───── RECORD SET

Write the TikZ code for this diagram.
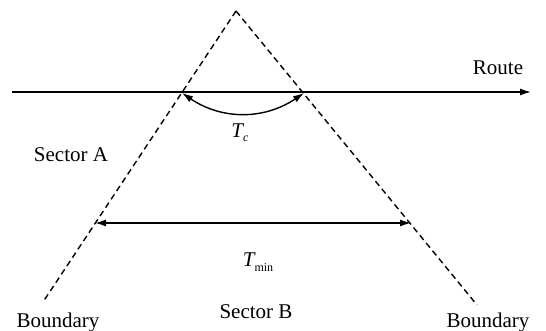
\documentclass[tikz,border=0pt]{standalone}
\usepackage{fontspec}
\setmainfont{Liberation Serif}
\usetikzlibrary{arrows.meta}
\tikzset{
  bnd/.style={line width=1.4pt, dash pattern=on 6pt off 4pt},
  solidline/.style={line width=1.4pt},
  tip/.style={-{Latex[length=11pt,width=7pt]}},
  dtip/.style={{Latex[length=11pt,width=7pt]}-{Latex[length=11pt,width=7pt]}},
  lbl/.style={inner sep=0pt, font=\fontsize{21}{25}\selectfont}
}
\begin{document}
\begin{tikzpicture}[x=1pt,y=-1pt]
\useasboundingbox (0,0) rectangle (546,331);
% boundary lines
\coordinate (apex) at (236,11);
\coordinate (lend) at (43,302);
\coordinate (rend) at (477,305);
\draw[bnd] (apex) -- (lend);
\draw[bnd] (apex) -- (rend);
% route
\coordinate (rstart) at (12,92);
\coordinate (rtip) at (531,92);
\draw[solidline, tip] (rstart) -- (rtip);
\node[lbl] (route) at (498,68) {Route};
% Tc arc
\coordinate (li) at (182,93);
\coordinate (ri) at (304,93);
\draw[solidline, dtip] (li) .. controls (222,120) and (264,120) .. (ri);
\node[lbl] (tc) at (240,133) {\itshape T\raisebox{-0.45ex}{\fontsize{12}{12}\selectfont c}};
% Tmin
\coordinate (ml) at (95,223);
\coordinate (mr) at (411,223);
\draw[solidline, dtip] (ml) -- (mr);
\node[lbl] (tmin) at (258,262) {\itshape T\raisebox{-0.5ex}{\upshape\fontsize{12}{12}\selectfont min}};
% sector labels
\node[lbl] (sa) at (71,155) {Sector A};
\node[lbl] (sb) at (256,312) {Sector B};
\node[lbl] (bl) at (58,322) {Boundary};
\node[lbl] (br) at (488,322) {Boundary};
\end{tikzpicture}
\end{document}
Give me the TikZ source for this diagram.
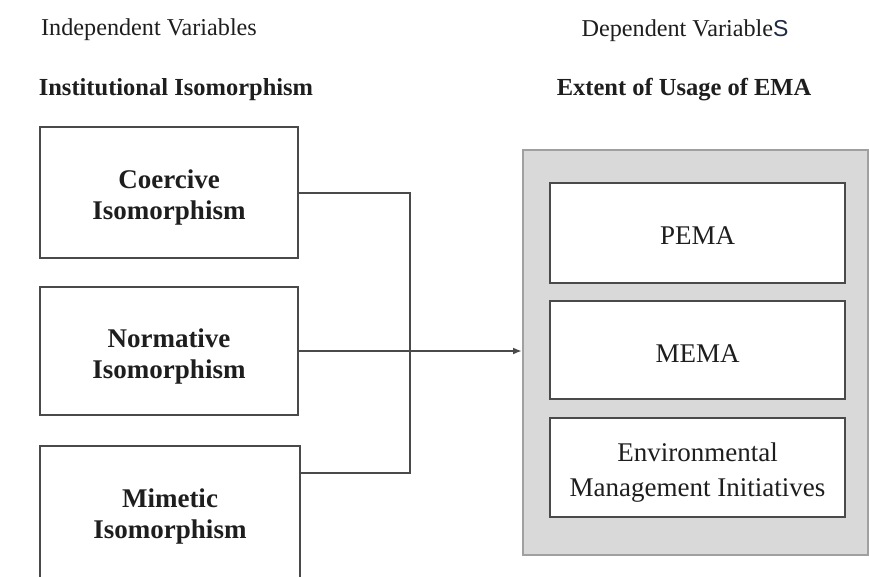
\documentclass[tikz,border=0pt]{standalone}
\usepackage{fontspec}
\setmainfont{Liberation Serif}
\setsansfont{Liberation Sans}
\usetikzlibrary{arrows.meta}
\definecolor{linec}{HTML}{4A4A4A}
\definecolor{grayfill}{HTML}{D9D9D9}
\definecolor{grayedge}{HTML}{A0A0A0}
\definecolor{textc}{HTML}{1E1E1E}
\definecolor{sblue}{HTML}{1F2A44}
\begin{document}
\begin{tikzpicture}[x=1pt,y=-1pt,
  txt/.style={font=\fontsize{24.2}{30}\selectfont, text=textc, inner sep=0pt},
  btxt/.style={font=\fontsize{24.5}{30}\selectfont\bfseries, text=textc, inner sep=0pt, align=center},
  ivbox/.style={draw=linec, line width=2pt, fill=white, minimum width=258pt, inner sep=0pt},
  ivtext/.style={font=\fontsize{27}{31}\selectfont\bfseries, text=textc, inner sep=0pt, align=center},
  dvbox/.style={draw=linec, line width=2pt, fill=white, minimum width=295pt, inner sep=0pt},
  dvtext/.style={font=\fontsize{27}{35}\selectfont, text=textc, inner sep=0pt, align=center},
  conn/.style={draw=linec, line width=2pt}
]
\useasboundingbox (0,0) rectangle (869,576);
\clip (0,0) rectangle (869,576);
\fill[white] (0,0) rectangle (869,576);

% titles
\node[txt] (indep) at (149,30) {Independent Variables};
\node[txt] (dep) at (685,31) {Dependent Variable{\sffamily\fontsize{23}{30}\selectfont\color{sblue}S}};
\node[btxt] (inst) at (176,90) {Institutional Isomorphism};
\node[btxt] (extent) at (684,90) {Extent of Usage of EMA};

% independent variable boxes
\node[ivbox, minimum height=131pt] (coer) at (169,192.5) {};
\node[ivbox, minimum height=128pt] (norm) at (169,351) {};
\node[ivbox, minimum width=260pt, minimum height=136pt] (mim) at (170,514) {};
\node[ivtext] (coert) at ([yshift=-5.5pt]coer.center) {Coercive\\Isomorphism};
\node[ivtext] (normt) at ([yshift=-5.5pt]norm.center) {Normative\\Isomorphism};
\node[ivtext] (mimt) at ([yshift=-2pt]mim.center) {Mimetic\\Isomorphism};

% dependent variable container
\node[draw=grayedge, fill=grayfill, line width=2pt, minimum width=345pt, minimum height=405pt, inner sep=0pt] (gray) at (695.5,352.5) {};
\node[dvbox, minimum height=100pt] (pema) at (697.5,233) {};
\node[dvbox, minimum height=98pt] (mema) at (697.5,350) {};
\node[dvbox, minimum height=99pt] (emi) at (697.5,467.5) {};
\node[dvtext] (pemat) at ([yshift=-3pt]pema.center) {PEMA};
\node[dvtext] (memat) at ([yshift=-3.5pt]mema.center) {MEMA};
\node[dvtext] (emit) at ([yshift=-5pt]emi.center) {Environmental\\Management Initiatives};

% connectors
\coordinate (junc) at (410,351);
\draw[conn] (coer.east) -| (junc) |- ([yshift=41pt]mim.east);
\draw[conn, -{Latex[length=9pt,width=7pt]}] (norm.east) -- (norm.east -| gray.west);
\end{tikzpicture}
\end{document}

──────────

• [WORK TO BE COMPLETED] Copy out each line word for word, please, skipping the images.

• [SOLUTION TO THIS EXERCISE]
Write the TikZ code for this diagram.
\documentclass[tikz,border=0pt]{standalone}
\usepackage{fontspec}
\setmainfont{Liberation Serif}
\usetikzlibrary{arrows.meta}
\tikzset{
  bnd/.style={line width=1.4pt, dash pattern=on 6pt off 4pt},
  solidline/.style={line width=1.4pt},
  tip/.style={-{Latex[length=11pt,width=7pt]}},
  dtip/.style={{Latex[length=11pt,width=7pt]}-{Latex[length=11pt,width=7pt]}},
  lbl/.style={inner sep=0pt, font=\fontsize{21}{25}\selectfont}
}
\begin{document}
\begin{tikzpicture}[x=1pt,y=-1pt]
\useasboundingbox (0,0) rectangle (546,331);
% boundary lines
\coordinate (apex) at (236,11);
\coordinate (lend) at (43,302);
\coordinate (rend) at (477,305);
\draw[bnd] (apex) -- (lend);
\draw[bnd] (apex) -- (rend);
% route
\coordinate (rstart) at (12,92);
\coordinate (rtip) at (531,92);
\draw[solidline, tip] (rstart) -- (rtip);
\node[lbl] (route) at (498,68) {Route};
% Tc arc
\coordinate (li) at (182,93);
\coordinate (ri) at (304,93);
\draw[solidline, dtip] (li) .. controls (222,120) and (264,120) .. (ri);
\node[lbl] (tc) at (240,133) {\itshape T\raisebox{-0.45ex}{\fontsize{12}{12}\selectfont c}};
% Tmin
\coordinate (ml) at (95,223);
\coordinate (mr) at (411,223);
\draw[solidline, dtip] (ml) -- (mr);
\node[lbl] (tmin) at (258,262) {\itshape T\raisebox{-0.5ex}{\upshape\fontsize{12}{12}\selectfont min}};
% sector labels
\node[lbl] (sa) at (71,155) {Sector A};
\node[lbl] (sb) at (256,312) {Sector B};
\node[lbl] (bl) at (58,322) {Boundary};
\node[lbl] (br) at (488,322) {Boundary};
\end{tikzpicture}
\end{document}
Give me the TikZ source for this diagram.
\documentclass[tikz,border=0pt]{standalone}
\usepackage{fontspec}
\setmainfont{Liberation Serif}
\setsansfont{Liberation Sans}
\usetikzlibrary{arrows.meta}
\definecolor{linec}{HTML}{4A4A4A}
\definecolor{grayfill}{HTML}{D9D9D9}
\definecolor{grayedge}{HTML}{A0A0A0}
\definecolor{textc}{HTML}{1E1E1E}
\definecolor{sblue}{HTML}{1F2A44}
\begin{document}
\begin{tikzpicture}[x=1pt,y=-1pt,
  txt/.style={font=\fontsize{24.2}{30}\selectfont, text=textc, inner sep=0pt},
  btxt/.style={font=\fontsize{24.5}{30}\selectfont\bfseries, text=textc, inner sep=0pt, align=center},
  ivbox/.style={draw=linec, line width=2pt, fill=white, minimum width=258pt, inner sep=0pt},
  ivtext/.style={font=\fontsize{27}{31}\selectfont\bfseries, text=textc, inner sep=0pt, align=center},
  dvbox/.style={draw=linec, line width=2pt, fill=white, minimum width=295pt, inner sep=0pt},
  dvtext/.style={font=\fontsize{27}{35}\selectfont, text=textc, inner sep=0pt, align=center},
  conn/.style={draw=linec, line width=2pt}
]
\useasboundingbox (0,0) rectangle (869,576);
\clip (0,0) rectangle (869,576);
\fill[white] (0,0) rectangle (869,576);

% titles
\node[txt] (indep) at (149,30) {Independent Variables};
\node[txt] (dep) at (685,31) {Dependent Variable{\sffamily\fontsize{23}{30}\selectfont\color{sblue}S}};
\node[btxt] (inst) at (176,90) {Institutional Isomorphism};
\node[btxt] (extent) at (684,90) {Extent of Usage of EMA};

% independent variable boxes
\node[ivbox, minimum height=131pt] (coer) at (169,192.5) {};
\node[ivbox, minimum height=128pt] (norm) at (169,351) {};
\node[ivbox, minimum width=260pt, minimum height=136pt] (mim) at (170,514) {};
\node[ivtext] (coert) at ([yshift=-5.5pt]coer.center) {Coercive\\Isomorphism};
\node[ivtext] (normt) at ([yshift=-5.5pt]norm.center) {Normative\\Isomorphism};
\node[ivtext] (mimt) at ([yshift=-2pt]mim.center) {Mimetic\\Isomorphism};

% dependent variable container
\node[draw=grayedge, fill=grayfill, line width=2pt, minimum width=345pt, minimum height=405pt, inner sep=0pt] (gray) at (695.5,352.5) {};
\node[dvbox, minimum height=100pt] (pema) at (697.5,233) {};
\node[dvbox, minimum height=98pt] (mema) at (697.5,350) {};
\node[dvbox, minimum height=99pt] (emi) at (697.5,467.5) {};
\node[dvtext] (pemat) at ([yshift=-3pt]pema.center) {PEMA};
\node[dvtext] (memat) at ([yshift=-3.5pt]mema.center) {MEMA};
\node[dvtext] (emit) at ([yshift=-5pt]emi.center) {Environmental\\Management Initiatives};

% connectors
\coordinate (junc) at (410,351);
\draw[conn] (coer.east) -| (junc) |- ([yshift=41pt]mim.east);
\draw[conn, -{Latex[length=9pt,width=7pt]}] (norm.east) -- (norm.east -| gray.west);
\end{tikzpicture}
\end{document}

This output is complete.